Film review: Disney’s Beauty and the Beast

Warning: This review may contain some mild spoilers.

Disney’s animated classic takes on a new form, with a widened mythology, and an all-star cast. A young prince, imprisoned in the form of a beast, can be freed only by true love. What may be his opportunity arrives when he meets Belle, the only human girl to ever visit the castle since it was enchanted.

Our story begins with a selfish, arrogant prince who hosts a party filled with only the most beautiful of guests. An elderly woman asking for shelter to escape the bitter weather intrudes his party and offers him a rose as a gift. The prince refuses the gift and rejects the elderly woman for her appearance. She then transforms into the most beautiful Enchantress (Hattie Morahan) where she then casts her curse upon the prince and those who worked for him all while erasing the memory of the townspeople so that the prince and his workers can live in isolation.

Years go by and still people do not know of the prince and what happened to him. We then meet our heroine, Belle (Emma Watson), in her little town in a quiet, provincial village. Throughout the musical number, we get a grasp on how Belle feels about her village, but also we understand how the townspeople feel about Belle, especially with her being the only bookworm in the town. Gaston (Luke Evans) and LeFou (Josh Gad) come into the musical number as Gaston sees and proclaims to marry Belle. Belle declines and walks away as Gaston is set on marrying her.
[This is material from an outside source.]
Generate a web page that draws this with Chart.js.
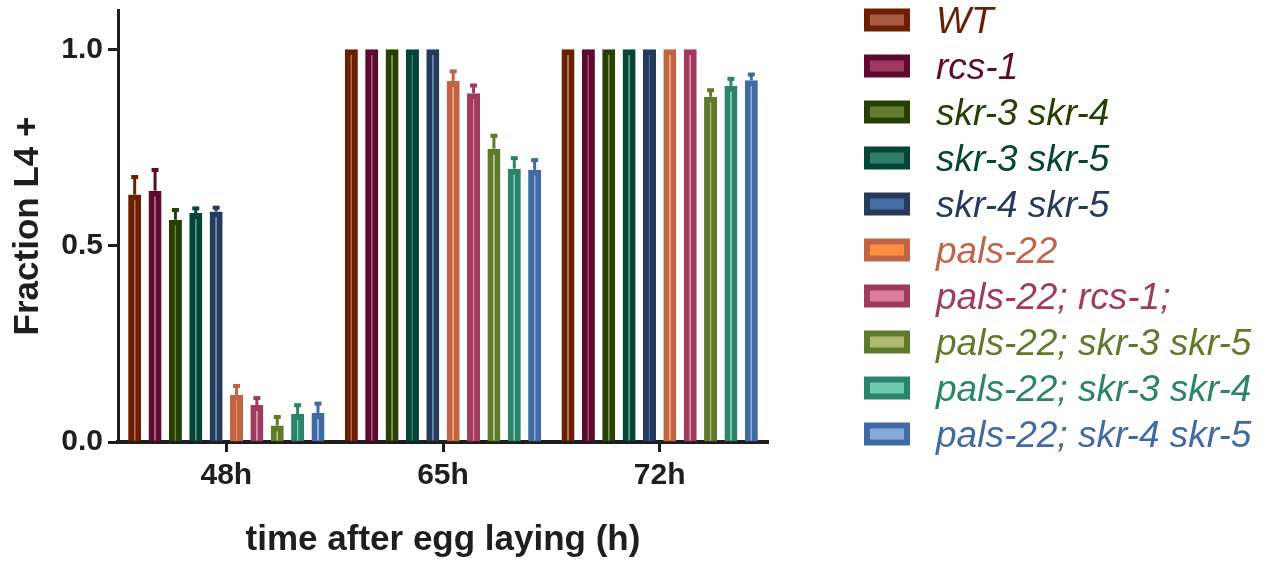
<!DOCTYPE html>
<html><head><meta charset="utf-8">
<script src="https://cdn.jsdelivr.net/npm/chart.js@4"></script>
<style>html,body{margin:0;padding:0;background:#fff}#wrap{width:1266px;height:563px}</style>
</head><body><div id="wrap"><canvas id="c" width="1266" height="563"></canvas></div>
<script>
// ---- data ----
const categories = ['48h', '65h', '72h'];
const seriesNames = ['WT', 'rcs-1', 'skr-3 skr-4', 'skr-3 skr-5', 'skr-4 skr-5',
  'pals-22', 'pals-22; rcs-1;', 'pals-22; skr-3 skr-5', 'pals-22; skr-3 skr-4', 'pals-22; skr-4 skr-5'];
const wtValues = [0.63, 1, 1];            const wtErr = [0.046, 0, 0];
const rcs1Values = [0.64, 1, 1];          const rcs1Err = [0.054, 0, 0];
const skr34Values = [0.566, 1, 1];        const skr34Err = [0.026, 0, 0];
const skr35Values = [0.583, 1, 1];        const skr35Err = [0.013, 0, 0];
const skr45Values = [0.587, 1, 1];        const skr45Err = [0.011, 0, 0];
const palsValues = [0.12, 0.919, 1];      const palsErr = [0.024, 0.026, 0];
const palsRcs1Values = [0.094, 0.888, 1]; const palsRcs1Err = [0.019, 0.021, 0];
const palsSkr35Values = [0.042, 0.747, 0.879]; const palsSkr35Err = [0.023, 0.034, 0.018];
const palsSkr34Values = [0.071, 0.696, 0.907]; const palsSkr34Err = [0.024, 0.028, 0.019];
const palsSkr45Values = [0.074, 0.693, 0.921]; const palsSkr45Err = [0.025, 0.026, 0.016];
const yTickValues = [0, 0.5, 1.0];

const borderColors = ['#6B1F00', '#5D0A2F', '#254000', '#054535', '#263B5C',
  '#BF6446', '#A03A5E', '#5E7A2A', '#2B836A', '#4169A2'];
const fillColors = ['#A85C40', '#9E3A5F', '#607D2E', '#2F8068', '#456CA3',
  '#FF8F40', '#DA7C9A', '#AEBA6E', '#6DCAB1', '#85A9D9'];

const allValues = [wtValues, rcs1Values, skr34Values, skr35Values, skr45Values,
  palsValues, palsRcs1Values, palsSkr35Values, palsSkr34Values, palsSkr45Values];
const allErrors = [wtErr, rcs1Err, skr34Err, skr35Err, skr45Err,
  palsErr, palsRcs1Err, palsSkr35Err, palsSkr34Err, palsSkr45Err];

const FONT = '"Liberation Sans", Arial, Helvetica, sans-serif';
Chart.defaults.font.family = FONT;
const AX = '#1e1e1e';

const datasets = seriesNames.map((name, i) => ({
  label: name,
  data: allValues[i],
  errors: allErrors[i],
  backgroundColor: fillColors[i],
  borderColor: borderColors[i],
  borderWidth: 6,
  borderSkipped: 'start',
  categoryPercentage: 0.94,
  barPercentage: 0.64
}));

const errorBarPlugin = {
  id: 'errorBars',
  afterDatasetsDraw(chart) {
    const ctx = chart.ctx;
    const ys = chart.scales.y;
    chart.data.datasets.forEach((ds, di) => {
      const meta = chart.getDatasetMeta(di);
      meta.data.forEach((bar, i) => {
        const e = ds.errors[i];
        if (!e) return;
        const top = ys.getPixelForValue(ds.data[i] + e);
        ctx.save();
        ctx.fillStyle = ds.borderColor;
        ctx.fillRect(bar.x - 1.5, top, 3, bar.y - top);
        ctx.fillRect(bar.x - 3.5, top - 1.5, 7, 4);
        ctx.restore();
      });
    });
  }
};

const sideLegendPlugin = {
  id: 'sideLegend',
  afterDraw(chart) {
    const ctx = chart.ctx;
    const left = chart.chartArea.right + 96;
    ctx.save();
    chart.data.datasets.forEach((ds, i) => {
      const cy = 20 + 46 * i;
      ctx.fillStyle = ds.borderColor;
      ctx.fillRect(left, cy - 11.5, 46, 23);
      ctx.fillStyle = ds.backgroundColor;
      ctx.fillRect(left + 6, cy - 5.5, 34, 11);
      ctx.font = 'italic 37px ' + FONT;
      ctx.textAlign = 'left';
      ctx.textBaseline = 'alphabetic';
      ctx.fillStyle = ds.borderColor;
      ctx.fillText(ds.label, left + 72, cy + 13);
    });
    ctx.restore();
  }
};

new Chart(document.getElementById('c'), {
  type: 'bar',
  data: { labels: categories, datasets },
  options: {
    responsive: false,
    animation: false,
    devicePixelRatio: 1,
    layout: { padding: { top: 10, right: 498, left: 0, bottom: 0 } },
    plugins: { legend: { display: false }, tooltip: { enabled: false } },
    scales: {
      x: {
        z: 1,
        grid: { display: true, offset: false, drawOnChartArea: false, drawTicks: true,
          tickLength: 10, tickWidth: 3, tickColor: AX },
        border: { display: true, width: 4, color: AX },
        ticks: { color: AX, font: { size: 30, weight: 'bold' }, padding: 6, maxRotation: 0 },
        title: { display: true, text: 'time after egg laying (h)', color: AX,
          font: { size: 35, weight: 'bold' }, padding: { top: 0, bottom: 2 } },
        afterFit(s) { s.height = 121; s.paddingLeft = 0; s.paddingRight = 0; }
      },
      y: {
        z: 1,
        min: 0, max: 1.1,
        grid: { display: true, drawOnChartArea: false, drawTicks: true,
          tickLength: 10, tickWidth: 3, tickColor: AX },
        border: { display: true, width: 3, color: AX },
        ticks: { color: AX, font: { size: 30, weight: 'bold' }, padding: 5,
          includeBounds: false, stepSize: 0.5,
          callback: v => v.toFixed(1) },
        afterBuildTicks(s) { s.ticks = yTickValues.map(v => ({ value: v })); },
        title: { display: true, text: 'Fraction L4 +', color: AX,
          font: { size: 35, weight: 'bold' }, padding: { top: 7, bottom: 0 } },
        afterFit(s) { s.width = 118; s.paddingTop = 0; s.paddingBottom = 0; }
      }
    }
  },
  plugins: [errorBarPlugin, sideLegendPlugin]
});
</script>
</body></html>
We then meet Belle’s father, Maurice (Kevin Kline), who is making a musical box. He then heads off to the market where a tree falls down and takes Maurice to the path where it starts snowing with wolves and he finds himself at the Beast’s castle. The Beast (Dan Stevens) then takes Maurice as prisoner and Belle is taken back to the Beast’s castle by their horse, Philippe, where she takes her father’s place as prisoner.
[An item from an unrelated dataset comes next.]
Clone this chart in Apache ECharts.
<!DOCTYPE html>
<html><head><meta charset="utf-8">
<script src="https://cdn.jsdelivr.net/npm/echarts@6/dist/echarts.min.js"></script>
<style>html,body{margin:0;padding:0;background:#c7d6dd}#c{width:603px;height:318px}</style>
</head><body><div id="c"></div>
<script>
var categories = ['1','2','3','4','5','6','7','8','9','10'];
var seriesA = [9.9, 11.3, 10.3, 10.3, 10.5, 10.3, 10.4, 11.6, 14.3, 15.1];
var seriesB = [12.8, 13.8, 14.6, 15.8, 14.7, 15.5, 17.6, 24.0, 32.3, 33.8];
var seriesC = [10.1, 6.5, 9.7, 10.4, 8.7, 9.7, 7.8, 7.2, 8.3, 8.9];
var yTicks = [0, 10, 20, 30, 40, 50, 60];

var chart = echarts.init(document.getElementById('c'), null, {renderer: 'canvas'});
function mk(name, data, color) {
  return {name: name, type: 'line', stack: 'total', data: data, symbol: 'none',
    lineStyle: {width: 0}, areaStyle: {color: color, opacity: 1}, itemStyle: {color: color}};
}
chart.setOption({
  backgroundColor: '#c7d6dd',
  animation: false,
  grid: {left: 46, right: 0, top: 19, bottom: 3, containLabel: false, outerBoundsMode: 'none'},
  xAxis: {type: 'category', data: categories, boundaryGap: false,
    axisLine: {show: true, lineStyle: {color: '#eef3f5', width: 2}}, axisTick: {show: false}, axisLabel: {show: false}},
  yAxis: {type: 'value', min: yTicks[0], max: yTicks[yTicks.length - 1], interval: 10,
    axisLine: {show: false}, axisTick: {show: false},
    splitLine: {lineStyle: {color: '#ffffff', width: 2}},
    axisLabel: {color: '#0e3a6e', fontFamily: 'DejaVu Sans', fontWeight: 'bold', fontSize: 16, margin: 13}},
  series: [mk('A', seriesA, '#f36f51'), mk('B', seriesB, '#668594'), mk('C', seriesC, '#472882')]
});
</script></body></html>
Throughout the film, we then get to see the additional characters from the castle such as Lumière (Ewan McGregor), Cogsworth (Ian McKellen), Mrs. Potts (Emma Thompson), Chip (Nathan Mack), Madame Garderobe (Audra McDonald), Maestro Cadenza (Stanley Tucci), and Plumette (Gugu Mbatha-Raw). As the film progresses, Belle’s and the Beast’s backstory gets revealed and we get to experience a love enfold between the two characters.

Beauty and the Beast was stunning and gorgeous, beautifully and artfully performed. It is dazzlingly colorful, charming, fresh, lighthearted, and wonderfully and magically enthralling. If I had to give a description of this movie in one word, I would have to say “everything.” How could I choose just one word? This movie had a perfect blend of effects and surprise, while remaining true to the beloved film we are all familiar with. The way they used the special effects made me wake up in a real fairy tale, where everything came to life as things progressed. The actual death of the beast and the curse being fulfilled even for a time added tragedy to what is seen as a remediable dilemma at times. The songs were redone to the letter and the new ones are a fine addition to an already classic ensemble.

Beauty and the Beast is a mind blowing movie. Director Bill Condon and script writers Stephen Chbosky & Evan Spiliotopoulos have remained faithful to the animated Beauty and the Beast (1991), while adding many new and refreshing aspects to the story. I love the fact that Belle is given a detailed backstory in this adaptation. Also, one or two things that didn’t make sense in the animated film have been rectified in the live action movie.

This film is a feast for the eyes. All the songs are performed by the actors themselves and are colorful, entertaining, and visually appealing. The whole movie, especially the song “Be Our Guest” and the ballroom dance scene, will evoke a sense of nostalgia for fans of the animated original. The action set pieces are engaging. The entire film becomes an even better experience because of the 3D. There are so many scenes where objects in the movie fly right at your face. The visual effects are excellent.

The songs composed by Alan Menken are unforgettable. All the actors have sung beautifully. The production design by Sarah Greenwood is amazing. Greenwood has recreated all the beautiful locations from Beauty and the Beast (1991). The cast portray their characters effortlessly. Emma Watson delivers a spectacular performance and makes the famous, beloved character of Belle her own. Dan Stevens is wonderful as Beast. Stevens’ motion captured performance is commendable, considering he had to walk on stilts during his performance to appear much taller as Beast. Emma Watson and Dan Stevens share this warm and electrifying chemistry in all their scenes together. Beauty and the Beast is a must- watch for the entire family.

Be enchanted and be our guest with the film as it is an absolute delight filled with magic that’s absolutely breathtaking. It is dazzling and spellbinding. It is a faithful yet fresh adaptation of the beloved animated classic. This is a movie definitely worth seeing again and again.